* [Objective]: Keep only the lines of the data below that contain "chart", and copy them.

+++ Data extract +++

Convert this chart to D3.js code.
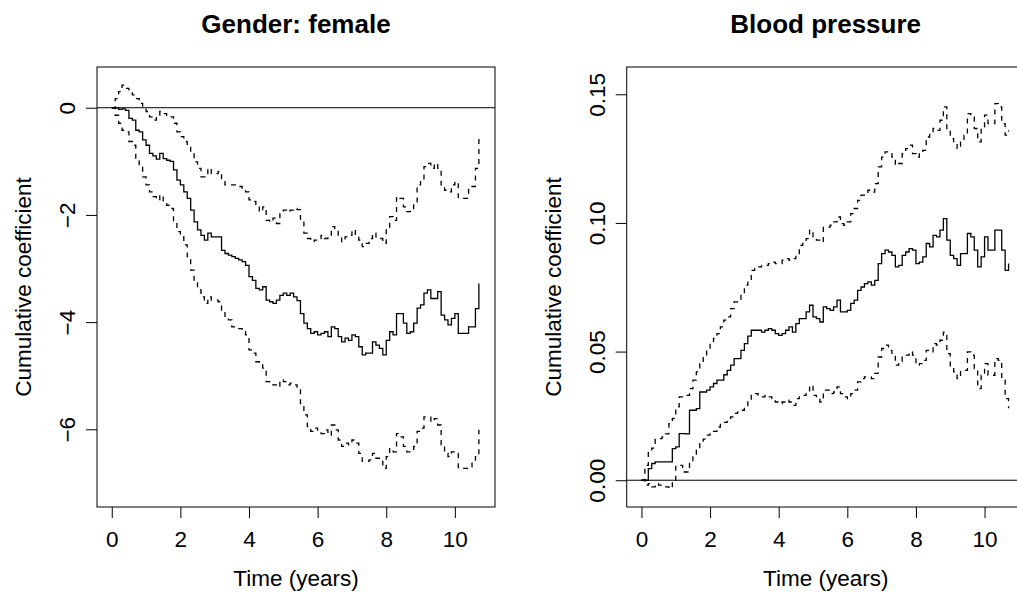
<!DOCTYPE html>
<html>
<head>
<meta charset="utf-8">
<script src="https://cdn.jsdelivr.net/npm/d3@7"></script>
<style>
  body { margin: 0; background: #fff; }
  svg { display: block; font-family: "Liberation Sans", Arial, Helvetica, sans-serif; }
</style>
</head>
<body>
<div id="chart"></div>
<script>
// time grid (years) shared by every curve
const years = [0,0.1,0.2,0.3,0.4,0.5,0.6,0.7,0.8,0.9,1,1.1,1.2,1.3,1.4,1.5,1.6,1.7,1.8,1.9,
  2,2.1,2.2,2.3,2.4,2.5,2.6,2.7,2.8,2.9,3,3.1,3.2,3.3,3.4,3.5,3.6,3.7,3.8,3.9,
  4,4.1,4.2,4.3,4.4,4.5,4.6,4.7,4.8,4.9,5,5.1,5.2,5.3,5.4,5.5,5.6,5.7,5.8,5.9,
  6,6.1,6.2,6.3,6.4,6.5,6.6,6.7,6.8,6.9,7,7.1,7.2,7.3,7.4,7.5,7.6,7.7,7.8,7.9,
  8,8.1,8.2,8.3,8.4,8.5,8.6,8.7,8.8,8.9,9,9.1,9.2,9.3,9.4,9.5,9.6,9.7,9.8,9.9,
  10,10.1,10.2,10.3,10.4,10.5,10.6,10.7]

// Gender: female
const femaleEst = [0,0,-0.03,-0.02,-0.05,-0.2,-0.23,-0.42,-0.45,-0.6,-0.7,-0.85,-0.9,-0.96,-0.85,-0.95,-0.98,-1.0,-1.16,-1.35,
  -1.44,-1.57,-1.69,-1.91,-2.13,-2.28,-2.38,-2.47,-2.34,-2.41,-2.41,-2.41,-2.66,-2.72,-2.75,-2.78,-2.81,-2.84,-2.87,-2.94,
  -3.15,-3.22,-3.37,-3.4,-3.34,-3.59,-3.62,-3.65,-3.59,-3.5,-3.46,-3.5,-3.46,-3.53,-3.6,-3.84,-4.02,-4.12,-4.21,-4.18,
  -4.24,-4.21,-4.18,-4.27,-4.09,-4.12,-4.27,-4.37,-4.3,-4.34,-4.24,-4.27,-4.46,-4.61,-4.58,-4.58,-4.37,-4.43,-4.49,-4.61,
  -4.34,-4.18,-4.24,-3.84,-3.84,-4.02,-4.21,-4.18,-4.02,-3.74,-3.68,-3.46,-3.4,-3.56,-3.56,-3.43,-3.87,-3.96,-4.05,-3.93,
  -3.84,-4.21,-4.21,-4.21,-4.09,-4.09,-3.75,-3.28]
const femaleUpper = [0,0.17,0.3,0.42,0.36,0.3,0.24,0.17,0.08,-0.01,-0.07,-0.17,-0.23,-0.14,-0.07,-0.11,-0.14,-0.17,-0.29,-0.45,
  -0.54,-0.63,-0.7,-0.82,-1.01,-1.13,-1.29,-1.29,-1.13,-1.23,-1.23,-1.19,-1.35,-1.44,-1.44,-1.44,-1.47,-1.47,-1.5,-1.57,
  -1.72,-1.75,-1.82,-1.94,-1.85,-2.1,-2.13,-2.06,-2.16,-1.94,-1.91,-1.94,-1.91,-1.88,-1.9,-2.1,-2.34,-2.44,-2.5,-2.47,
  -2.44,-2.38,-2.44,-2.41,-2.22,-2.28,-2.41,-2.5,-2.41,-2.38,-2.28,-2.38,-2.47,-2.59,-2.53,-2.44,-2.34,-2.41,-2.44,-2.53,
  -2.28,-2.03,-2.1,-1.66,-1.69,-1.85,-1.94,-1.91,-1.79,-1.44,-1.35,-1.1,-1.04,-1.13,-1.04,-1.16,-1.44,-1.54,-1.57,-1.44,
  -1.38,-1.69,-1.69,-1.69,-1.5,-1.47,-1.13,-0.57]
const femaleLower = [0,-0.14,-0.29,-0.42,-0.45,-0.63,-0.7,-0.98,-1.1,-1.29,-1.44,-1.57,-1.66,-1.72,-1.63,-1.79,-1.82,-1.88,-2.13,-2.31,
  -2.41,-2.56,-2.78,-3.03,-3.25,-3.4,-3.53,-3.65,-3.53,-3.59,-3.59,-3.62,-3.78,-3.93,-3.96,-4.09,-4.09,-4.12,-4.18,-4.24,
  -4.52,-4.58,-4.74,-4.8,-4.86,-5.11,-5.14,-5.17,-5.21,-5.08,-5.11,-5.17,-5.14,-5.17,-5.25,-5.52,-5.73,-5.95,-6.04,-5.98,
  -6.04,-6.08,-6.01,-6.11,-5.92,-6.01,-6.2,-6.32,-6.26,-6.29,-6.2,-6.26,-6.45,-6.6,-6.6,-6.57,-6.45,-6.54,-6.6,-6.73,
  -6.51,-6.36,-6.42,-6.08,-6.14,-6.32,-6.42,-6.42,-6.32,-6.04,-5.98,-5.77,-5.77,-5.86,-5.8,-5.92,-6.29,-6.45,-6.51,-6.42,
  -6.45,-6.73,-6.73,-6.73,-6.7,-6.63,-6.51,-6.01]

// Blood pressure
const bpEst = [0,0,0.0045,0.0065,0.0071,0.0071,0.0071,0.0071,0.0071,0.0123,0.013,0.0181,0.0181,0.018,0.0272,0.0272,0.0278,0.0343,0.0343,0.035,
  0.0363,0.0376,0.0389,0.0389,0.041,0.0427,0.0447,0.0473,0.0473,0.0505,0.0531,0.056,0.0583,0.0583,0.0583,0.0576,0.0583,0.0589,0.0583,0.057,
  0.0563,0.057,0.0583,0.0596,0.0576,0.0609,0.0628,0.0628,0.0654,0.068,0.0635,0.0628,0.0615,0.0674,0.0667,0.066,0.0674,0.07,0.0654,0.0654,
  0.066,0.0687,0.07,0.0738,0.0751,0.0764,0.0771,0.0758,0.0777,0.0842,0.0881,0.0894,0.0887,0.0874,0.0829,0.0835,0.0874,0.0887,0.09,0.0894,
  0.0842,0.0848,0.0868,0.092,0.0907,0.0952,0.0946,0.0972,0.1017,0.0933,0.0874,0.0861,0.0835,0.0881,0.0881,0.0959,0.0946,0.0894,0.0829,0.0868,
  0.0946,0.0894,0.0894,0.0972,0.0972,0.0894,0.0816,0.0842]
const bpUpper = [0,0.0058,0.011,0.0125,0.016,0.0162,0.0168,0.018,0.022,0.024,0.0285,0.0324,0.033,0.033,0.0356,0.0389,0.0421,0.0453,0.0479,0.0505,
  0.0531,0.0551,0.057,0.0596,0.0622,0.0635,0.0667,0.0693,0.0699,0.0725,0.0758,0.0777,0.0816,0.0823,0.0829,0.0835,0.0835,0.0842,0.0848,0.0842,
  0.0842,0.0855,0.0861,0.0855,0.0861,0.0881,0.0913,0.092,0.0939,0.0972,0.0939,0.0933,0.0926,0.0984,0.0984,0.0991,0.1004,0.1023,0.0997,0.0991,
  0.1004,0.1036,0.1056,0.1088,0.1108,0.1114,0.1127,0.112,0.1153,0.1218,0.1256,0.1276,0.1269,0.1256,0.1224,0.1231,0.1269,0.1289,0.1302,0.1269,
  0.1256,0.1269,0.1282,0.1334,0.1347,0.1367,0.136,0.1399,0.1451,0.1367,0.1328,0.1308,0.1289,0.1315,0.1341,0.1425,0.1412,0.1367,0.1315,0.1373,
  0.1419,0.1386,0.1386,0.1464,0.1451,0.1386,0.1341,0.136]
const bpLower = [0,-0.0019,-0.0013,-0.0026,-0.0013,-0.0019,-0.0026,-0.0026,-0.0032,-0.0006,0.0058,0.0058,0.0032,0.0032,0.0065,0.0097,0.012,0.0142,0.016,0.0175,
  0.0181,0.019,0.0207,0.022,0.0225,0.0233,0.0246,0.026,0.0265,0.0272,0.029,0.031,0.0337,0.0337,0.033,0.0324,0.033,0.0324,0.0317,0.0304,
  0.0298,0.0304,0.0311,0.0304,0.0291,0.0317,0.033,0.033,0.0343,0.0369,0.033,0.0317,0.0304,0.035,0.035,0.0337,0.0343,0.0363,0.0337,0.0324,
  0.0317,0.0337,0.035,0.0382,0.0395,0.0402,0.0402,0.0395,0.0415,0.0479,0.0512,0.0525,0.0505,0.0486,0.0447,0.0453,0.0479,0.0486,0.0499,0.0486,
  0.0447,0.0453,0.0466,0.0505,0.0499,0.0531,0.0525,0.0544,0.0576,0.0492,0.044,0.0421,0.0395,0.0427,0.0427,0.0499,0.0486,0.0434,0.0356,0.0408,
  0.0453,0.0408,0.0408,0.0473,0.0466,0.0389,0.0317,0.028]

const xTicks = [0, 2, 4, 6, 8, 10]
const femaleTicks = [0, -2, -4, -6]
const femaleTickLabels = ['0', '\u22122', '\u22124', '\u22126']
const bpTicks = [0, 0.05, 0.10, 0.15]
const bpTickLabels = ['0.00', '0.05', '0.10', '0.15']

const width = 1017, height = 592
const fontSize = 22.5

const svg = d3.select('#chart')
  .append('svg')
  .attr('width', width)
  .attr('height', height)

svg.append('rect').attr('width', width).attr('height', height).attr('fill', '#fff')

const panels = [
  {title: 'Gender: female', left: 97, est: femaleEst, lower: femaleLower, upper: femaleUpper,
   yDomain: [-7.45, 0.76], ticks: femaleTicks, tickLabels: femaleTickLabels},
  {title: 'Blood pressure', left: 626.7, est: bpEst, lower: bpLower, upper: bpUpper,
   yDomain: [-0.0104, 0.1606], ticks: bpTicks, tickLabels: bpTickLabels}
]

const plotTop = 67, plotBottom = 507, boxWidth = 398

panels.forEach((p, i) => {

  const g = svg.append('g')

  const x = d3.scaleLinear()
    .domain([-0.43, 11.17])
    .range([p.left, p.left + boxWidth])

  const y = d3.scaleLinear()
    .domain(p.yDomain)
    .range([plotBottom, plotTop])

  g.append('clipPath')
    .attr('id', 'clip' + i)
    .append('rect')
    .attr('x', p.left).attr('y', plotTop)
    .attr('width', boxWidth).attr('height', plotBottom - plotTop)

  const plot = g.append('g').attr('clip-path', `url(#clip${i})`)

  // reference line at zero
  plot.append('line')
    .attr('x1', p.left).attr('x2', p.left + boxWidth)
    .attr('y1', y(0)).attr('y2', y(0))
    .attr('stroke', '#000')
    .attr('stroke-width', 1)

  const line = d3.line()
    .x(d => x(d[0]))
    .y(d => y(d[1]))
    .curve(d3.curveStepAfter)

  const series = [
    {vals: p.upper, dash: '5,5'},
    {vals: p.lower, dash: '5,5'},
    {vals: p.est, dash: null}
  ]

  plot.selectAll('path.curve')
    .data(series)
    .enter()
    .append('path')
    .attr('class', 'curve')
    .attr('d', s => line(years.map((t, k) => [t, s.vals[k]])))
    .attr('fill', 'none')
    .attr('stroke', '#000')
    .attr('stroke-width', 1.3)
    .attr('stroke-dasharray', s => s.dash)

  // box
  g.append('rect')
    .attr('x', p.left).attr('y', plotTop)
    .attr('width', boxWidth).attr('height', plotBottom - plotTop)
    .attr('fill', 'none')
    .attr('stroke', '#000')
    .attr('stroke-width', 1)

  // x axis
  const xAxis = g.append('g')
    .attr('transform', `translate(0,${plotBottom})`)
    .call(d3.axisBottom(x).tickValues(xTicks).tickSize(11).tickSizeOuter(0).tickPadding(13))
  xAxis.select('.domain').remove()
  xAxis.selectAll('line').attr('stroke', '#000')
  xAxis.selectAll('text')
    .attr('fill', '#000')
    .style('font-size', fontSize + 'px')
    .style('font-family', '"Liberation Sans", Arial, sans-serif')

  // y axis, labels turned like R's las = 0
  const yAxis = g.append('g')
    .attr('transform', `translate(${p.left},0)`)
    .call(d3.axisLeft(y).tickValues(p.ticks).tickSize(11).tickSizeOuter(0)
      .tickFormat((d, k) => p.tickLabels[k]))
  yAxis.select('.domain').remove()
  yAxis.selectAll('line').attr('stroke', '#000')
  yAxis.selectAll('text')
    .attr('fill', '#000')
    .attr('x', 0)
    .attr('y', -22)
    .attr('dy', null)
    .attr('transform', 'rotate(-90)')
    .attr('text-anchor', 'middle')
    .style('font-size', fontSize + 'px')
    .style('font-family', '"Liberation Sans", Arial, sans-serif')

  const cx = p.left + boxWidth / 2

  g.append('text')
    .attr('x', cx).attr('y', 33)
    .attr('text-anchor', 'middle')
    .style('font-size', '26px')
    .style('font-weight', 'bold')
    .text(p.title)

  g.append('text')
    .attr('x', cx).attr('y', 586)
    .attr('text-anchor', 'middle')
    .style('font-size', fontSize + 'px')
    .text('Time (years)')

  g.append('text')
    .attr('transform', `translate(${p.left - 66},${(plotTop + plotBottom) / 2}) rotate(-90)`)
    .attr('text-anchor', 'middle')
    .style('font-size', fontSize + 'px')
    .text('Cumulative coefficient')
})
</script>
</body>
</html>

+++

* [Finished answer]:
Convert this chart to D3.js code.
<div id="chart"></div>
const svg = d3.select('#chart')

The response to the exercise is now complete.